This is more of an extended comment than an answer, but it might help focus on what needs to be done. (Actually, it's now more of an answer than an extended comment; see the Added later section.)
You are fundamentally asking a question about computational complexity: Given a large number $N$ (let's say $N=10{,}000$), how efficiently can we find the smallest $n$ such that $N$ appears in list $(n)$? It's obvious that $N$ is the first entry in lists $(2N)$ and $(2N+1)$; the live question is whether it appears in any earlier lists.
The entries in list $(2k-1)$ (for $k\ge1$) are the nonnegative integers congruent to $k-1$ and $5k-1$ mod $6k-1$, while the entries in list $(2k)$ are the positive integers congruent to $k$ and $5k$ mod $6k+1$. So if $N$ belongs to an earlier list, we have one (or more) of the following:
$$N=\begin{cases}
k-1+(6k-1)m\\
5k-1+(6k-1)m\\
k+(6k+1)m\\
5k+(6k+1)m
\end{cases}$$
for some $k\ge1$ and $m\ge0$.
You might compare this to the question of factorization: It's obvious that $N$ divides $N$, the question is whether any smaller integer (greater than $1$) divides $N$, i.e. does $N=(k+1)(m+1)$ have any solutions with $k,m\ge1$? (To be somewhat more precise, for factorization we'd be asking for the smallest prime factor.) Factorization is known to be in NP and suspected to be in NP\P. The problem here is similarly in NP; the question is where it stands with respect to P.
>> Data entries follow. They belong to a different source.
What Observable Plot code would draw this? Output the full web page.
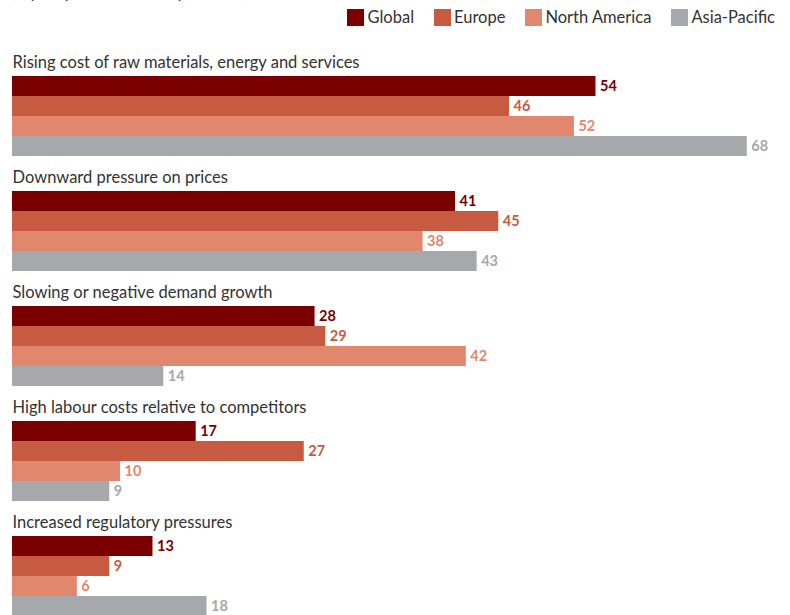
<!DOCTYPE html>
<html>
<head>
<meta charset="utf-8">
<script src="https://cdn.jsdelivr.net/npm/d3@7"></script>
<script src="https://cdn.jsdelivr.net/npm/@observablehq/plot@0.6"></script>
<style>
  html, body { margin: 0; padding: 0; background: #fff; }
  body { width: 790px; height: 615px; overflow: hidden; font-family: Lato, "Noto Sans", sans-serif; color: #333; }
  #head { position: relative; height: 41px; overflow: hidden; }
  #sub { position: absolute; left: 12px; top: -17px; font-size: 16px; line-height: 18px; color: #333; white-space: nowrap; }
  #legend { position: absolute; right: 15px; top: 8px; display: flex; align-items: center; font-size: 16.5px; line-height: 18px; color: #333; white-space: nowrap; }
  .item { display: flex; align-items: center; margin-left: 20px; white-space: nowrap; }
  .sw { width: 17px; height: 17px; margin-right: 3px; flex: none; }
</style>
</head>
<body>
<div id="head">
  <div id="sub">(top responses, % of respondents)</div>
  <div id="legend"></div>
</div>
<div id="chart"></div>
<script>
const categories = [
  "Rising cost of raw materials, energy and services",
  "Downward pressure on prices",
  "Slowing or negative demand growth",
  "High labour costs relative to competitors",
  "Increased regulatory pressures"
];
const series = ["Global", "Europe", "North America", "Asia-Pacific"];
const globalValues = [54, 41, 28, 17, 13];
const europeValues = [46, 45, 29, 27, 9];
const northAmericaValues = [52, 38, 42, 10, 6];
const asiaPacificValues = [68, 43, 14, 9, 18];
const colors = ["#7a0000", "#c65b42", "#e0876d", "#a7a8ab"];

const valuesBySeries = [globalValues, europeValues, northAmericaValues, asiaPacificValues];
const rows = categories.flatMap((c, i) =>
  series.map((s, j) => ({category: c, series: s, value: valuesBySeries[j][i]}))
);

const legend = document.getElementById("legend");
series.forEach((s, j) => {
  const it = document.createElement("div");
  it.className = "item";
  it.innerHTML = `<div class="sw" style="background:${colors[j]}"></div><span>${s}</span>`;
  legend.appendChild(it);
});

const chart = Plot.plot({
  width: 790,
  height: 575,
  marginLeft: 12,
  marginRight: 0,
  marginTop: 0,
  marginBottom: 0,
  style: {fontFamily: "Lato, 'Noto Sans', sans-serif", background: "#fff"},
  x: {domain: [0, 72], axis: null},
  y: {domain: series, axis: null, padding: 0, insetTop: 35},
  fy: {domain: categories, axis: null, padding: 0},
  color: {domain: series, range: colors},
  marks: [
    Plot.barX(rows, {x: "value", y: "series", fy: "category", fill: "series"}),
    Plot.text(rows, {x: "value", y: "series", fy: "category", text: "value", dx: 4, textAnchor: "start", fill: "series", fontWeight: 700, fontSize: 14.5}),
    Plot.text(categories, {fy: d => d, text: d => d, frameAnchor: "top-left", textAnchor: "start", lineAnchor: "top", dy: 15, fontSize: 16.5, fill: "#333"})
  ]
});
document.getElementById("chart").appendChild(chart);
</script>
</body>
</html>
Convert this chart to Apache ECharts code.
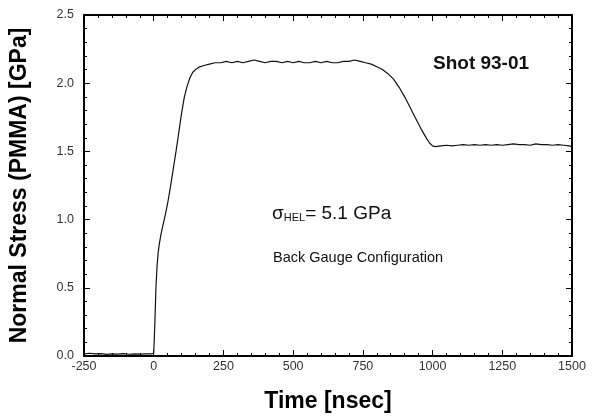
<!DOCTYPE html>
<html>
<head>
<meta charset="utf-8">
<script src="https://cdn.jsdelivr.net/npm/echarts@6/dist/echarts.min.js"></script>
<style>
html,body{margin:0;padding:0;background:#fff;}
#chart{width:594px;height:418px;}
</style>
</head>
<body>
<div id="chart"></div>
<script>
const timeNs = [-250,-230,-210,-190,-170,-150,-130,-110,-90,-70,-50,-30,-10,0,2,5,8,12,16,20,25,30,40,50,60,70,80,90,100,110,120,130,140,150,165,180,200,220,240,260,280,300,320,340,360,380,400,420,440,460,480,500,520,540,560,580,600,620,640,660,680,700,720,740,760,780,800,820,840,860,880,900,920,940,960,980,990,1000,1010,1030,1050,1070,1090,1110,1130,1150,1170,1190,1210,1230,1250,1270,1290,1310,1330,1350,1370,1390,1410,1430,1450,1470,1490,1500];
const stressGPa = [0.015,0.02,0.015,0.018,0.012,0.016,0.014,0.017,0.013,0.015,0.014,0.016,0.015,0.02,0.12,0.3,0.5,0.66,0.76,0.82,0.88,0.93,1.02,1.12,1.24,1.37,1.5,1.64,1.78,1.9,1.98,2.04,2.08,2.1,2.12,2.13,2.14,2.15,2.15,2.16,2.15,2.16,2.15,2.16,2.17,2.16,2.15,2.16,2.16,2.15,2.16,2.15,2.16,2.15,2.15,2.16,2.15,2.16,2.15,2.15,2.16,2.16,2.17,2.16,2.15,2.14,2.12,2.10,2.07,2.03,1.97,1.9,1.82,1.74,1.66,1.59,1.56,1.54,1.535,1.54,1.545,1.54,1.545,1.55,1.545,1.55,1.545,1.55,1.545,1.55,1.545,1.55,1.555,1.55,1.55,1.545,1.555,1.55,1.55,1.545,1.55,1.545,1.54,1.535];
const xTicks = {min:-250, max:1500, step:250};
const yTicks = {min:0, max:2.5, step:0.5};
const xTitle = 'Time [nsec]';
const yTitle = 'Normal Stress (PMMA) [GPa]';
const shotLabel = 'Shot 93-01';
const helLabel = ['σ','HEL','= 5.1 GPa'];
const configLabel = 'Back Gauge Configuration';

const FONT = '"Liberation Sans", Arial, sans-serif';
const chart = echarts.init(document.getElementById('chart'), null, {renderer:'canvas'});

const axisLine = {show:true, onZero:false, lineStyle:{color:'#000', width:2}};
const tickCommon = {show:true, inside:true, length:6, lineStyle:{color:'#000', width:1}};
const minorCommon = {show:true, splitNumber:5, length:3, lineStyle:{color:'#000', width:1}};

chart.setOption({
  animation:false,
  backgroundColor:'#fff',
  grid:{left:79, right:22, top:15, bottom:60, containLabel:false},
  xAxis:[{
    type:'value', min:xTicks.min, max:xTicks.max, interval:xTicks.step,
    position:'bottom',
    name:xTitle, nameLocation:'middle', nameGap:34,
    nameTextStyle:{fontFamily:FONT, fontSize:23, fontWeight:'bold', color:'#000'},
    axisLine:axisLine, axisTick:tickCommon, minorTick:minorCommon,
    splitLine:{show:false},
    axisLabel:{fontFamily:FONT, fontSize:12.5, color:'#333', margin:4,
      formatter:function(v){return String(v);}}
  },{
    type:'value', min:xTicks.min, max:xTicks.max, interval:xTicks.step,
    position:'top',
    axisLine:axisLine, axisTick:tickCommon, minorTick:minorCommon,
    splitLine:{show:false}, axisLabel:{show:false}
  }],
  yAxis:[{
    type:'value', min:yTicks.min, max:yTicks.max, interval:yTicks.step,
    position:'left',
    name:yTitle, nameLocation:'middle', nameGap:53, nameRotate:90,
    nameTextStyle:{fontFamily:FONT, fontSize:23, fontWeight:'bold', color:'#000'},
    axisLine:axisLine, axisTick:tickCommon, minorTick:minorCommon,
    splitLine:{show:false},
    axisLabel:{fontFamily:FONT, fontSize:12.5, color:'#333', margin:10,
      formatter:function(v){return v.toFixed(1);}}
  },{
    type:'value', min:yTicks.min, max:yTicks.max, interval:yTicks.step,
    position:'right',
    axisLine:axisLine, axisTick:tickCommon, minorTick:minorCommon,
    splitLine:{show:false}, axisLabel:{show:false}
  }],
  series:[{
    type:'line',
    xAxisIndex:0, yAxisIndex:0,
    data: timeNs.map(function(t,i){return [t, stressGPa[i]];}),
    showSymbol:false, symbol:'none',
    lineStyle:{color:'#111', width:1.2},
    z:3
  }],
  graphic:[
    {type:'text', left:433, top:54, style:{text:shotLabel, font:'bold 19px '+FONT, fill:'#111'}},
    {type:'text', left:272, top:204, style:{
      text:'{a|'+helLabel[0]+'}{b|'+helLabel[1]+'}{c|'+helLabel[2]+'}',
      rich:{
        a:{fontFamily:FONT, fontSize:19, fill:'#111', verticalAlign:'bottom'},
        b:{fontFamily:FONT, fontSize:11, fill:'#111', padding:[8,0,0,0]},
        c:{fontFamily:FONT, fontSize:19, fill:'#111'}
      }
    }},
    {type:'text', left:273, top:250, style:{text:configLabel, font:'14.5px '+FONT, fill:'#111'}}
  ]
});
</script>
</body>
</html>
Added later: It occurs to me the connection with factorization is indeed quite strong. For example,
$$N=k+(6k+1)m\iff6N=36km+6k+6m=(6k+1)(6m+1)-1$$
and
$$N=5k+(6k+1)m\iff6N=36km+30k+6m=(6k+1)(6m+5)-5$$
so testing $N$ for membership in list $(2k)$ boils down to considering possible factorizations of $6N+1$ and $6N+5$. For $N=10{,}000$, for example, $60{,}001=29\cdot2069$, neither of which is congruent to $1$ mod $6$, but $60{,}005=5\cdot11\cdot1091=55\cdot1091$, so $N=10{,}000$ appears in list $(18)$. One can do something similar for membership in list $(2k-1)$:
$$N=k-1+(6k-1)m\iff6N=36km+6k-6m-6=(6k-1)(6m+1)-5$$
and
$$N=5k-1+(6k-1)m\iff6N=36km+30k-6m-6=(6k-1)(6m+5)-1$$
If, as appears to be desired, the first element of each list is to be omitted, the condition $m\ge0$ can be replaced with $m\ge1$ and the second and fourth conditions above can be modified by replacing $m$ with $m-1$. The conditions for membership in list $(2k)$ are then
$$N+1=(6k+1)(6m+1)$$
and
$$N+5=(6k+1)(6m-1)$$
while the conditions for membership in list $(2k-1)$ are
$$N+5=(6k-1)(6m+1)$$
and
$$N+1=(6k-1)(6m-1)$$
all with $k\ge1$ and $m\ge1$. At least one of these four conditions will be satisfied if and only if at least one of $6N+1$ and $6N+5$ is composite, that is, if $(6N+1,6N+5)$ is not a pair of cousin primes.